In 1572 they captured Briel. That year Mons was captured by Louis of
Nassau, William's brother, but in September it was retaken by Alva.
In Dyer's narrative the subsequent course of events, to the
Pacification of Ghent, is clearly and succinctly traced.
Soon after the capture of Mons, Alva went to Brussels and left the
conduct of the war to his son, Frederick de Toledo. Zutphen and Naarden
successively yielded to Frederick's arms, and became the scenes of the
most detestable violence. Alva ordered his son not to leave a single man
alive in Zutphen, and to burn down all the houses--commands which were
almost literally obeyed. The treatment of Naarden was still more
revolting. The town had capitulated, and Don Julian Romero, an officer
of Don Frederick's, had pledged his word that the lives and property of
the inhabitants should be respected.

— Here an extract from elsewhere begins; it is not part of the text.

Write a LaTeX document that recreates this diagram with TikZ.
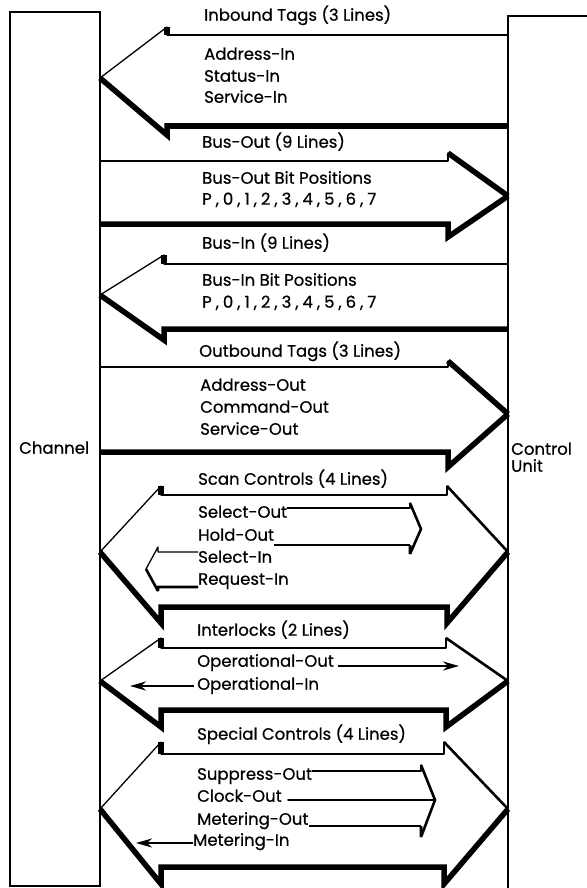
\documentclass[tikz,border=0pt]{standalone}
\usepackage{fontspec}
\setmainfont{Poppins}[FakeBold=0.6]
\usetikzlibrary{arrows.meta}

% Wide bus arrows between the two boxes. Lower and right-facing edges are drawn heavy.
% #1 head back x, #2 head top y, #3 shaft top y, #4 shaft bottom y, #5 head bottom y, #6 tip y
\newcommand{\LeftBus}[6]{%
  \draw[thinln] (chtip |- 0,#6) -- (#1,#2);
  \draw[thickln] (#1,#2) -- (#1,#3);
  \draw[thinln] (#1,#3) -- (cutip |- 0,#3);
  \draw[thickln] (cutip |- 0,#4) -- (#1,#4) -- (#1,#5) -- (chtip |- 0,#6);
}
% #7 style of the upper slanted edge
\newcommand{\RightBus}[7]{%
  \draw[thinln] (chtip |- 0,#3) -- (#1,#3) -- (#1,#2);
  \draw[#7] (#1,#2) -- (cutip |- 0,#6);
  \draw[thickln] (cutip |- 0,#6) -- (#1,#5) -- (#1,#4) -- (chtip |- 0,#4);
}
% #1 left head back x, #2 right head back x, #3 head top y, #4 shaft top y,
% #5 shaft bottom y, #6 head bottom y, #7 tip y
\newcommand{\BothBus}[7]{%
  \draw[thinln] (chtip |- 0,#7) -- (#1,#3);
  \draw[thickln] (#1,#3) -- (#1,#4);
  \draw[thinln] (#1,#4) -- (#2,#4) -- (#2,#3);
  \draw[medln] (#2,#3) -- (cutip |- 0,#7);
  \draw[thickln] (cutip |- 0,#7) -- (#2,#6) -- (#2,#5) -- (#1,#5) -- (#1,#6) -- (chtip |- 0,#7);
}

\begin{document}
\begin{tikzpicture}[x=1pt,y=-1pt,
  thinln/.style={line width=1.3pt, line cap=round, line join=round},
  medln/.style={line width=2.6pt, line join=miter, miter limit=3},
  thickln/.style={line width=5.5pt, line join=miter, miter limit=3},
  boxln/.style={line width=2pt},
  lbl/.style={anchor=mid west, inner sep=0pt, font=\fontsize{16.5}{19}\selectfont},
  bits/.style={lbl, font=\fontsize{16.5}{19}\selectfont\addfontfeatures{LetterSpace=24}},
  sigtip/.style={-{Stealth[length=16pt,width=9pt]}, line width=2.4pt},
]
\useasboundingbox (0,0) rectangle (586,888);

% the two units
\draw[boxln] (10,12) rectangle (100,886);
\draw[boxln] (592,16) -- (508,16) -- (508,892);
\coordinate (chtip) at (100,0);
\coordinate (cutip) at (508,0);
\node[lbl] (channel) at (19,451) {Channel};
\node[lbl] (control) at (511,452) {Control};
\node[lbl] (unit) at (511,469) {Unit};

% Inbound tags
\LeftBus{167}{27}{35}{126}{135}{78}
\node[lbl] (inlbl) at (204,18) {Inbound Tags (3 Lines)};
\node[lbl] (addrin) at (204,57) {Address-In};
\node[lbl] (statin) at (204,79) {Status-In};
\node[lbl] (servin) at (204,100) {Service-In};

% Bus-out
\RightBus{448}{153}{161}{224}{237}{196}{thickln}
\node[lbl] (bolbl) at (202,145) {Bus-Out (9 Lines)};
\node[lbl] (bobits) at (202,181) {Bus-Out Bit Positions};
\node[bits] (bopos) at (202,202) {P,0,1,2,3,4,5,6,7};

% Bus-in
\LeftBus{164}{255}{264}{329}{340}{295}
\node[lbl] (bilbl) at (202,246) {Bus-In (9 Lines)};
\node[lbl] (bibits) at (202,283) {Bus-In Bit Positions};
\node[bits] (bipos) at (202,305) {P,0,1,2,3,4,5,6,7};

% Outbound tags
\RightBus{448}{361}{367}{452}{467}{414}{thickln}
\node[lbl] (outlbl) at (199,354) {Outbound Tags (3 Lines)};
\node[lbl] (addrout) at (200,388) {Address-Out};
\node[lbl] (cmdout) at (200,410) {Command-Out};
\node[lbl] (servout) at (200,432) {Service-Out};

% Scan controls
\BothBus{161}{447}{486}{495}{607}{623}{552}
\node[lbl] (scanlbl) at (198,482) {Scan Controls (4 Lines)};
\node[lbl] (selout) at (198,515) {Select-Out};
\node[lbl] (holdout) at (198,538) {Hold-Out};
\node[lbl] (selin) at (198,560) {Select-In};
\node[lbl] (reqin) at (198,582) {Request-In};
\coordinate (so1) at (410,508);
\coordinate (so2) at (410,503);
\coordinate (sotip) at (421,529);
\coordinate (so3) at (410,554);
\coordinate (so4) at (410,545);
\draw[thinln] (selout.east |- so1) -- (so1) -- (so2);
\draw[medln] (so2) -- (sotip) -- (so3) -- (so4);
\draw[line width=2.4pt] (so4) -- (holdout.east |- so4);
\coordinate (si1) at (158,552);
\coordinate (si2) at (158,547);
\coordinate (sitip) at (146,569);
\coordinate (si3) at (158,591);
\coordinate (si4) at (158,587);
\draw[thinln] (selin.west |- si1) -- (si1) -- (si2) -- (sitip);
\draw[medln] (sitip) -- (si3) -- (si4) -- (reqin.west |- si4);

% Interlocks
\BothBus{161}{446}{638}{648}{710}{727}{681}
\node[lbl] (intlbl) at (197,633) {Interlocks (2 Lines)};
\node[lbl] (opout) at (197,664) {Operational-Out};
\node[lbl] (opin) at (197,687) {Operational-In};
\coordinate (oo) at (459,666);
\coordinate (oi) at (130,686);
\draw[sigtip] (opout.east |- oo) ++(4,0) -- (oo);
\draw[sigtip] (opin.west |- oi) ++(-3,0) -- (oi);

% Special controls
\BothBus{161}{444}{742}{754}{867}{884}{809}
\node[lbl] (speclbl) at (197,737) {Special Controls (4 Lines)};
\node[lbl] (suppout) at (197,777) {Suppress-Out};
\node[lbl] (clockout) at (197,799) {Clock-Out};
\node[lbl] (meterout) at (197,822) {Metering-Out};
\node[lbl] (meterin) at (193,843) {Metering-In};
\coordinate (sp1) at (421,771);
\coordinate (sp2) at (421,765);
\coordinate (sptip) at (435,800);
\coordinate (sp3) at (421,837);
\coordinate (sp4) at (421,826);
\draw[thinln] (suppout.east |- sp1) -- (sp1) -- (sp2);
\draw[medln] (sp2) -- (sptip) -- (sp3) -- (sp4);
\draw[line width=2.2pt] (sp4) -- (meterout.east |- sp4);
\draw[thinln, shorten >=6pt] (sptip) -- (clockout.east |- sptip);
\coordinate (mi) at (136,843);
\draw[sigtip] (meterin.west |- mi) -- (mi);
\end{tikzpicture}
\end{document}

Romero then entered the town with
some five hundred musketeers, for whom the citizens provided a sumptuous
feast; and he summoned the inhabitants to assemble in the Gast Huis
Church, then used as a town hall. More than five hundred of them had
entered the church when a priest, suddenly rushing in, bade them prepare
for death. Scarcely had the announcement been made when a band of
Spanish soldiers entered and, after discharging a volley into the
defenceless crowd, attacked them sword in hand.